DATA.
----

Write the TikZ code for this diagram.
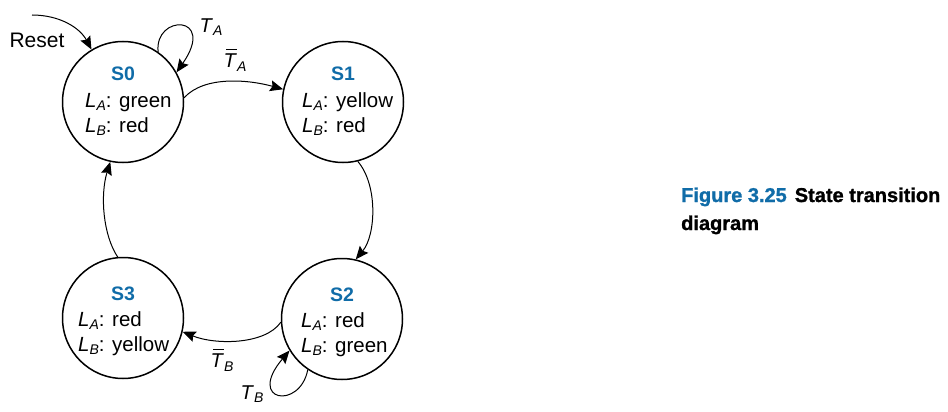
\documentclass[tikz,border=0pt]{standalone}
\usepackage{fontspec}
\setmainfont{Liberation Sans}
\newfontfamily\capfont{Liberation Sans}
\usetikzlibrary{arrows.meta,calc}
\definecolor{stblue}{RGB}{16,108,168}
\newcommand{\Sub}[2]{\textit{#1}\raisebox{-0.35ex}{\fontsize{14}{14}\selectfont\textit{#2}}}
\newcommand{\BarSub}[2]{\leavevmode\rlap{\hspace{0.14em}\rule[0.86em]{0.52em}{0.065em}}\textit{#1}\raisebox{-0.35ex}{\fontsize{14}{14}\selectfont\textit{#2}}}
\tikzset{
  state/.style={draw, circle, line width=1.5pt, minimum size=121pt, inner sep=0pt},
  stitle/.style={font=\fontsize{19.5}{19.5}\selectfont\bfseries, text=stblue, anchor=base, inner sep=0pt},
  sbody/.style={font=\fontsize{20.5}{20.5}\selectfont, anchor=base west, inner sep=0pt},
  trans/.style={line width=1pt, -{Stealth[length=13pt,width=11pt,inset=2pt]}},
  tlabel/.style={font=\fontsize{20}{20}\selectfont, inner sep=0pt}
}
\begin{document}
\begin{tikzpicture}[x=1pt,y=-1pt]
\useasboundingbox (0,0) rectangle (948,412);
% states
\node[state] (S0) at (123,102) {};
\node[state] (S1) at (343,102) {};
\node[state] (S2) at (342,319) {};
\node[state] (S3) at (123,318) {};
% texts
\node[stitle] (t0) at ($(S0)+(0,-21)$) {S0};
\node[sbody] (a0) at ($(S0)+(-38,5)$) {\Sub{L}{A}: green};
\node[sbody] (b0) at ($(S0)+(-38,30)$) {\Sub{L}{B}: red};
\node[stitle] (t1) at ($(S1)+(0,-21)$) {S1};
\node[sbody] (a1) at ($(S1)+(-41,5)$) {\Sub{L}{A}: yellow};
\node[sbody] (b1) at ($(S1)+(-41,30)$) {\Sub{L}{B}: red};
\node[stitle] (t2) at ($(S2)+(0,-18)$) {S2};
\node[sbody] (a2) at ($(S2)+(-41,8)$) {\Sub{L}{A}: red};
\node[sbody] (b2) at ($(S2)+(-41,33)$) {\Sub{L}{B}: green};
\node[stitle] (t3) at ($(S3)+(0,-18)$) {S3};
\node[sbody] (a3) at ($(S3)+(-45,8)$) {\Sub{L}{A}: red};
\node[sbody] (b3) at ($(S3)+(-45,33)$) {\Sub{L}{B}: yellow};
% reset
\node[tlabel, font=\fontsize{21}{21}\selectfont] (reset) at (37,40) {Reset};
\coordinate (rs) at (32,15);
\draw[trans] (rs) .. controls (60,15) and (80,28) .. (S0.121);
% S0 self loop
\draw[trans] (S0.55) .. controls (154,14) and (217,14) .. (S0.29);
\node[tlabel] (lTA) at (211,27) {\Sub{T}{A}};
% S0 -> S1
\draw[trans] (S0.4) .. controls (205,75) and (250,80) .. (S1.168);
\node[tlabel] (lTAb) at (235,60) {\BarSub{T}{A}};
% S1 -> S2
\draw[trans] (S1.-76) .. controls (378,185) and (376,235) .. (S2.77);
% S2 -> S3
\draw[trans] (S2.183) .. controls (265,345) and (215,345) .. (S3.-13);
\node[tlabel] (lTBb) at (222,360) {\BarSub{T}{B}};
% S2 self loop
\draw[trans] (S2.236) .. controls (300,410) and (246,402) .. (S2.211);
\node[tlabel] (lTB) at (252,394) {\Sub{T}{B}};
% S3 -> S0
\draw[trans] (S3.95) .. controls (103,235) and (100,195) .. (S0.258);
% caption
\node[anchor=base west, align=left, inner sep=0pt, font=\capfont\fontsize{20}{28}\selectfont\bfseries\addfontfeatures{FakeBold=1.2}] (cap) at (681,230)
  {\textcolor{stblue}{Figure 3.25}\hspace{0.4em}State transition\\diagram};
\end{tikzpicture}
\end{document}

----

WORK TO COMPLETE. Show each line of the listing that holds the string "diagram".

FINISHED ANSWER.
Write the TikZ code for this diagram.
  {\textcolor{stblue}{Figure 3.25}\hspace{0.4em}State transition\\diagram};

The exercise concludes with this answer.